- _Written instruction_: Skipping all pictures, set down the lines of the listing from the first through the one with "RIGHT_TOP = 70500".

- _Collected data_:
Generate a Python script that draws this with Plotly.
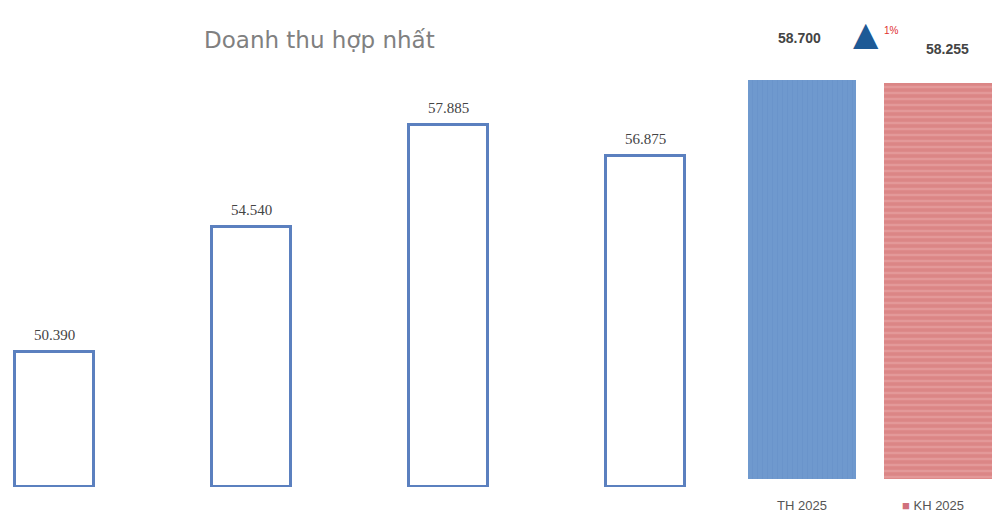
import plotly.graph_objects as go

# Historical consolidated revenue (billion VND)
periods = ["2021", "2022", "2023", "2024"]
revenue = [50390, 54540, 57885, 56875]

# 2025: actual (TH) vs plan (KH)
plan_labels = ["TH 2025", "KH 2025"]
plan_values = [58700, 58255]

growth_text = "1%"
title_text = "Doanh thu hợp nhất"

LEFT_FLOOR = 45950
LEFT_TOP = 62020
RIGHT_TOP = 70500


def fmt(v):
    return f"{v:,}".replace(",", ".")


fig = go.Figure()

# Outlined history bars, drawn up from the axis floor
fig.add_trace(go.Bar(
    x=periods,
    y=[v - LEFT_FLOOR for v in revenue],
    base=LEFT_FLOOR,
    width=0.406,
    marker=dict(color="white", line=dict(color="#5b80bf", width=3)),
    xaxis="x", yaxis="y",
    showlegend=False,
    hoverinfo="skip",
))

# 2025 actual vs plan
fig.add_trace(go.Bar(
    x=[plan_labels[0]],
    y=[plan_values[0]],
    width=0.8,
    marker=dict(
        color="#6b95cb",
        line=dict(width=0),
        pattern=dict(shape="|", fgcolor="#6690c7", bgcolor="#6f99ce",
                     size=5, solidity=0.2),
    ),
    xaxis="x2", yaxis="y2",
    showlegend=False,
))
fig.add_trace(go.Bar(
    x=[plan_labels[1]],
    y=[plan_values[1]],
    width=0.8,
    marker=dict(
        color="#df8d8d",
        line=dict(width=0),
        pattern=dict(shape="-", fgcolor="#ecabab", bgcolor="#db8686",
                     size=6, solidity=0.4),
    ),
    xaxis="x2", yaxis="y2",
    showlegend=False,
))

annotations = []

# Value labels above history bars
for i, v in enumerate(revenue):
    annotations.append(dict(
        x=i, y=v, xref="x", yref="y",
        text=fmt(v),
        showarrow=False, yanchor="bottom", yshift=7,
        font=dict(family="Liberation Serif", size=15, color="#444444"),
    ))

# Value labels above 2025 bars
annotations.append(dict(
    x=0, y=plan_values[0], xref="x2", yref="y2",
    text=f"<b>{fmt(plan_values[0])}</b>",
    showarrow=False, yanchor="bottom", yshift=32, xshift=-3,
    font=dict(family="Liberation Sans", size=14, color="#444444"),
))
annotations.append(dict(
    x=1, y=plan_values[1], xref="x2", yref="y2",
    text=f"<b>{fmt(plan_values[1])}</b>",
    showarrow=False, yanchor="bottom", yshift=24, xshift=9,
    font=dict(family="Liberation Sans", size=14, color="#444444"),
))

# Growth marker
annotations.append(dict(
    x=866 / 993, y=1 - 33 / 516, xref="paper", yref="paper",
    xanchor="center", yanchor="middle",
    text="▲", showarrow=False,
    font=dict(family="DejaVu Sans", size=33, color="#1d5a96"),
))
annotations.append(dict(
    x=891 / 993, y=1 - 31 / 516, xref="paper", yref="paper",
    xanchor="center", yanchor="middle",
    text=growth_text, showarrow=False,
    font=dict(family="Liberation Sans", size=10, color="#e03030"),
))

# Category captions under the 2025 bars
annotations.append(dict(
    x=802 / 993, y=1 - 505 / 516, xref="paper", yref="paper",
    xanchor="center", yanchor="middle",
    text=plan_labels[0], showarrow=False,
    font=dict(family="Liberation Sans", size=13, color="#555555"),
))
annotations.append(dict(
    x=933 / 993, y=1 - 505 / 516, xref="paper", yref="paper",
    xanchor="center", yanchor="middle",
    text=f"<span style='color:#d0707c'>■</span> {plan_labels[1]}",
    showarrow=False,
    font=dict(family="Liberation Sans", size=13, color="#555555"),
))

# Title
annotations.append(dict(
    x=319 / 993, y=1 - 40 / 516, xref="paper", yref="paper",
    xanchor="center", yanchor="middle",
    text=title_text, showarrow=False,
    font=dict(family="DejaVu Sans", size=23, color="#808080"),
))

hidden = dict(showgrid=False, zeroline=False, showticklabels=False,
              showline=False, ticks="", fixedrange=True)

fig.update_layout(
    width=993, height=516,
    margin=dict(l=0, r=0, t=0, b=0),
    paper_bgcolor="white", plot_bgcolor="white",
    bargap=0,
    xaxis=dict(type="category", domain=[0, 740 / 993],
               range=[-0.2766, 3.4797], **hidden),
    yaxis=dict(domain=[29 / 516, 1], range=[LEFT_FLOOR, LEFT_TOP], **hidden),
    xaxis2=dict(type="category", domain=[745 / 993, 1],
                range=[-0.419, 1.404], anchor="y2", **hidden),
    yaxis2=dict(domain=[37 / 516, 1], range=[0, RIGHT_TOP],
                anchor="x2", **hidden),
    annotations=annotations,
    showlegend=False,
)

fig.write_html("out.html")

- _Written response_:
Generate a Python script that draws this with Plotly.
import plotly.graph_objects as go

# Historical consolidated revenue (billion VND)
periods = ["2021", "2022", "2023", "2024"]
revenue = [50390, 54540, 57885, 56875]

# 2025: actual (TH) vs plan (KH)
plan_labels = ["TH 2025", "KH 2025"]
plan_values = [58700, 58255]

growth_text = "1%"
title_text = "Doanh thu hợp nhất"

LEFT_FLOOR = 45950
LEFT_TOP = 62020
RIGHT_TOP = 70500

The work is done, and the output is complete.